Sachin Tendulkar is born to greatness. There cannot be any doubt about that after the way he has run cricket writers out of superlatives to describe his exploits. He has established new standards of strokeplay as runs flowed majestically from his bat much to the delight of crowds all over the cricketing world.
A willow-wielder gifted with such an exciting co-ordination of brain, eye and foot can make the bat do anything. It all unfolded in that blooming cricket desert Sharjah on two days, the first day to take India into the final and on the next, to win the cup, outclassing the Australians.
The thrilling display of batsmanship is the kind which is all too rare, and for which cricket is better off in this era of packaged sport to match market expectations. It is this hype that is responsible for the young man's larger-than-life image. At 25, he has already played nine seasons of international cricket and has 16 hundreds in Test matches and another 14 in one-dayers.
Scoresheets, aggregates and averages are poor statements of his run-getting style. Tendulkar has achieved so much that people seem to want more and more. His rare failures and a fractional dip in his averages seem to get magnified. One such phase came when the selectors unwisely entrusted to him the reins of the Indian team. Mercifully, by relieving him of captaincy, Tendulkar the batsman has been saved and he is now able to meet even the unreasonable expectations of his team, like bailing them out with his bowling.
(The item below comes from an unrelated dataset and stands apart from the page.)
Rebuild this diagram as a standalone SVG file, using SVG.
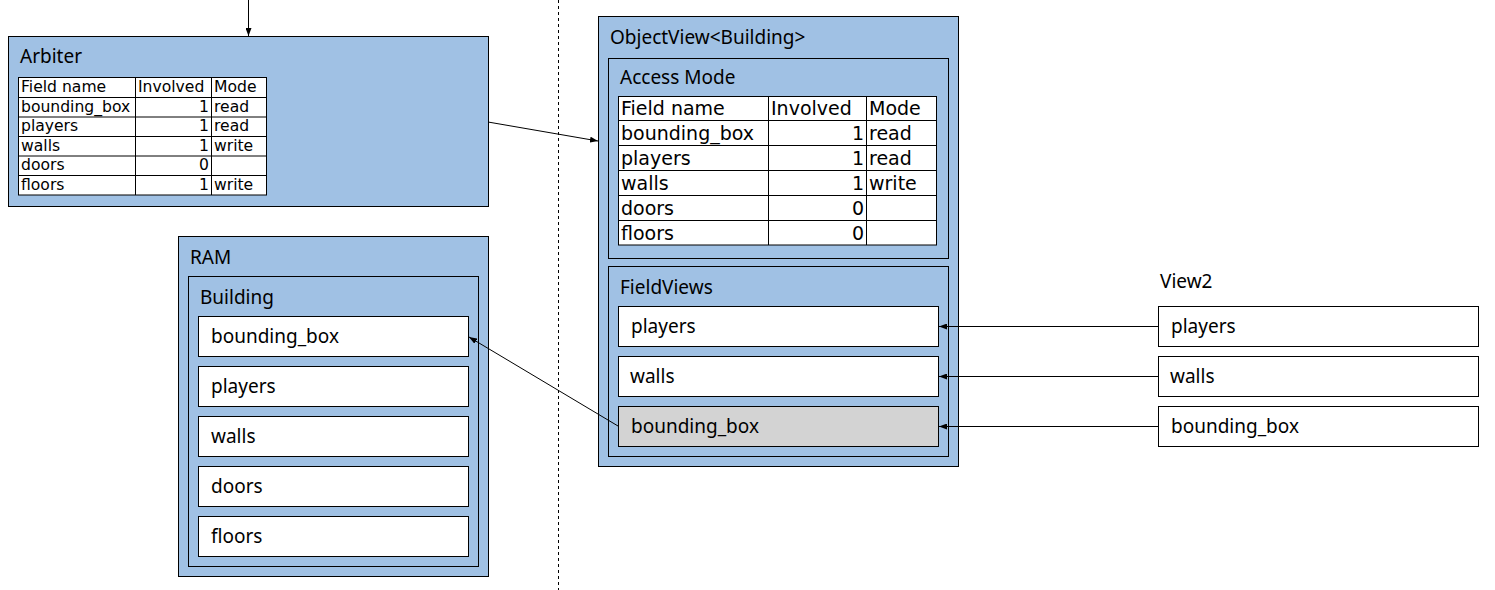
<svg xmlns="http://www.w3.org/2000/svg" width="1495" height="590" viewBox="0 0 1495 590">
<style>
.box{fill:#a0c1e4;stroke:#000;stroke-width:1}
.cell{fill:#fff;stroke:#000;stroke-width:1}
.grey{fill:#d3d3d3;stroke:#000;stroke-width:1}
.t{font-family:"Noto Sans","DejaVu Sans",sans-serif;font-size:19px;fill:#000}
.ts{font-family:"DejaVu Sans",sans-serif;font-size:15.6px;fill:#000}
.tb{font-family:"DejaVu Sans",sans-serif;font-size:19px;fill:#000}
.r{text-anchor:end}
.ln{stroke:#000;stroke-width:1;fill:none}
</style>
<defs>
<marker id="ah" markerWidth="8" markerHeight="6" refX="8" refY="3" orient="auto" markerUnits="userSpaceOnUse">
<path d="M0,0 L8,3 L0,6 z" fill="#000"/>
</marker>
</defs>
<line x1="558.5" y1="0" x2="558.5" y2="590" stroke="#000" stroke-width="1" stroke-dasharray="3,3"/>
<g id="arbiter">
<rect class="box" x="8.5" y="36.5" width="480" height="170"/>
<text class="t" x="20" y="63">Arbiter</text>
<g class="ln">
<rect class="cell" x="18.5" y="77.5" width="248" height="117.5"/>
<line x1="18.5" y1="97.5" x2="266.5" y2="97.5"/>
<line x1="18.5" y1="117" x2="266.5" y2="117"/>
<line x1="18.5" y1="136.5" x2="266.5" y2="136.5"/>
<line x1="18.5" y1="156" x2="266.5" y2="156"/>
<line x1="18.5" y1="175.5" x2="266.5" y2="175.5"/>
<line x1="135.5" y1="77.5" x2="135.5" y2="195"/>
<line x1="211.5" y1="77.5" x2="211.5" y2="195"/>
</g>
<text class="ts" x="21" y="92">Field name</text><text class="ts" x="138" y="92">Involved</text><text class="ts" x="214" y="92">Mode</text>
<text class="ts" x="21" y="112">bounding_box</text><text class="ts r" x="209" y="112">1</text><text class="ts" x="214" y="112">read</text>
<text class="ts" x="21" y="131">players</text><text class="ts r" x="209" y="131">1</text><text class="ts" x="214" y="131">read</text>
<text class="ts" x="21" y="151">walls</text><text class="ts r" x="209" y="151">1</text><text class="ts" x="214" y="151">write</text>
<text class="ts" x="21" y="170">doors</text><text class="ts r" x="209" y="170">0</text>
<text class="ts" x="21" y="190">floors</text><text class="ts r" x="209" y="190">1</text><text class="ts" x="214" y="190">write</text>
</g>
<g id="ram">
<rect class="box" x="178.5" y="236.5" width="310" height="340"/>
<text class="t" x="190" y="264">RAM</text>
<rect class="box" x="188.5" y="276.5" width="290" height="290"/>
<text class="t" x="200" y="304">Building</text>
<rect class="cell" x="198.5" y="316.5" width="270" height="40"/><text class="t" x="211" y="343">bounding_box</text>
<rect class="cell" x="198.5" y="366.5" width="270" height="40"/><text class="t" x="211" y="393">players</text>
<rect class="cell" x="198.5" y="416.5" width="270" height="40"/><text class="t" x="211" y="443">walls</text>
<rect class="cell" x="198.5" y="466.5" width="270" height="40"/><text class="t" x="211" y="493">doors</text>
<rect class="cell" x="198.5" y="516.5" width="270" height="40"/><text class="t" x="211" y="543">floors</text>
</g>
<g id="objectview">
<rect class="box" x="598.5" y="16.5" width="360" height="450"/>
<text class="t" x="610" y="44">ObjectView&lt;Building&gt;</text>
<rect class="box" x="608.5" y="58.5" width="340" height="200"/>
<text class="t" x="620" y="84">Access Mode</text>
<g class="ln">
<rect class="cell" x="618.5" y="96.5" width="318" height="148.5"/>
<line x1="618.5" y1="120.5" x2="936.5" y2="120.5"/>
<line x1="618.5" y1="145.5" x2="936.5" y2="145.5"/>
<line x1="618.5" y1="170.5" x2="936.5" y2="170.5"/>
<line x1="618.5" y1="195.5" x2="936.5" y2="195.5"/>
<line x1="618.5" y1="220.5" x2="936.5" y2="220.5"/>
<line x1="768.5" y1="96.5" x2="768.5" y2="245"/>
<line x1="866.5" y1="96.5" x2="866.5" y2="245"/>
</g>
<text class="tb" x="621" y="115">Field name</text><text class="tb" x="771" y="115">Involved</text><text class="tb" x="869" y="115">Mode</text>
<text class="tb" x="621" y="140">bounding_box</text><text class="tb r" x="864" y="140">1</text><text class="tb" x="869" y="140">read</text>
<text class="tb" x="621" y="165">players</text><text class="tb r" x="864" y="165">1</text><text class="tb" x="869" y="165">read</text>
<text class="tb" x="621" y="190">walls</text><text class="tb r" x="864" y="190">1</text><text class="tb" x="869" y="190">write</text>
<text class="tb" x="621" y="215">doors</text><text class="tb r" x="864" y="215">0</text>
<text class="tb" x="621" y="240">floors</text><text class="tb r" x="864" y="240">0</text>
<rect class="box" x="608.5" y="266.5" width="340" height="190"/>
<text class="t" x="620" y="294">FieldViews</text>
<rect class="cell" x="618.5" y="306.5" width="320" height="40"/><text class="t" x="631" y="333">players</text>
<rect class="cell" x="618.5" y="356.5" width="320" height="40"/><text class="t" x="630" y="383">walls</text>
<rect class="grey" x="618.5" y="406.5" width="320" height="40"/><text class="t" x="631" y="433">bounding_box</text>
</g>
<g id="view2">
<text class="t" x="1160" y="288">View2</text>
<rect class="cell" x="1158.5" y="306.5" width="320" height="40"/><text class="t" x="1171" y="333">players</text>
<rect class="cell" x="1158.5" y="356.5" width="320" height="40"/><text class="t" x="1170" y="383">walls</text>
<rect class="cell" x="1158.5" y="406.5" width="320" height="40"/><text class="t" x="1171" y="433">bounding_box</text>
</g>
<g id="connectors" class="ln">
<line x1="248.5" y1="0" x2="248.5" y2="36" marker-end="url(#ah)"/>
<line x1="488" y1="122" x2="598" y2="141" marker-end="url(#ah)"/>
<line x1="618" y1="426" x2="469" y2="337" marker-end="url(#ah)"/>
<line x1="1158" y1="326.5" x2="939" y2="326.5" marker-end="url(#ah)"/>
<line x1="1158" y1="376.5" x2="939" y2="376.5" marker-end="url(#ah)"/>
<line x1="1158" y1="426.5" x2="939" y2="426.5" marker-end="url(#ah)"/>
</g>
</svg>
Naturally, comparisons, both odious and invidious, are being made. Australian captain Steve Waugh called him the greatest batsman after Sir Donald Bradman, and that greatest leg-spinner Shane Warne, haunted on his return home by nightmares of Tendulkar charging down the pitch, has also expressed his admiration in similar hyperbole.
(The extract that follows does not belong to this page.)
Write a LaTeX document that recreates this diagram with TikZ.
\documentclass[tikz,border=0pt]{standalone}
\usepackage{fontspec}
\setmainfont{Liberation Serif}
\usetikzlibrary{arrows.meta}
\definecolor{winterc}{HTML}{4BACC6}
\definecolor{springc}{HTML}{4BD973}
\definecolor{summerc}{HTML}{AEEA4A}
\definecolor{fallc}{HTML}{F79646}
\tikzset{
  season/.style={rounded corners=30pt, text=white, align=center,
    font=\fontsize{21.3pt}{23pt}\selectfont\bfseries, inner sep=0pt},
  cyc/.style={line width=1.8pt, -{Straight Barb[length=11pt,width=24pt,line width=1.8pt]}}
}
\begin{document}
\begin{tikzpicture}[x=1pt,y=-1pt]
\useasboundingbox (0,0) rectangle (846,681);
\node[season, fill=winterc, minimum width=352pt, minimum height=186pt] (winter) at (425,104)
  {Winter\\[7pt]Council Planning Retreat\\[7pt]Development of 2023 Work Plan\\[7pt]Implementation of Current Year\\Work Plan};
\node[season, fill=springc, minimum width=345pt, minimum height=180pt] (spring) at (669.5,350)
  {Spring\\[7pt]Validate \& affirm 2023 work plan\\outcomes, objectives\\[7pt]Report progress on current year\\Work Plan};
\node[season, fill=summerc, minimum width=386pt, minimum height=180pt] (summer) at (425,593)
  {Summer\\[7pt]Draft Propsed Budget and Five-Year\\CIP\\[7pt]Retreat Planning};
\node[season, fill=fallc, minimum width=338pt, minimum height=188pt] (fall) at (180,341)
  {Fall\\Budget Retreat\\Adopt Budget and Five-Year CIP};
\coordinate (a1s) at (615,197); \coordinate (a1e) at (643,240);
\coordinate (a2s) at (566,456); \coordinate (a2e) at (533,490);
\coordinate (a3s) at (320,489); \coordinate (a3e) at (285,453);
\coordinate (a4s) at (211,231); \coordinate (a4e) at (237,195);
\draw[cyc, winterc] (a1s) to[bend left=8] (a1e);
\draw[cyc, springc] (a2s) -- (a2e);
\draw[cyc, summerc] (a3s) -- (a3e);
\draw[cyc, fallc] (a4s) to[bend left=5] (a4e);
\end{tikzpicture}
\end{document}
Now Tendulkar's skipper Mohammad Azharuddin has called him ``the greatest''. But the most authentic words came from the great Don himself two years ago when he said he saw some traces of him in the youngster's batting style. But then the Australians cannot think of anyone else except Sir Donald, and few could have mauled their attack as Tendulkar did, to the tune of over a thousand runs on their twin tours. What they do not seem to understand is that Bradman has not played the junk version of cricket, the limited-overs game. Why not compare Tendulkar with our own Ranjis, Duleeps, Nayudus, Mushtaq Alis and Kapils? Perhaps, that's not fashionable enough for global marketing.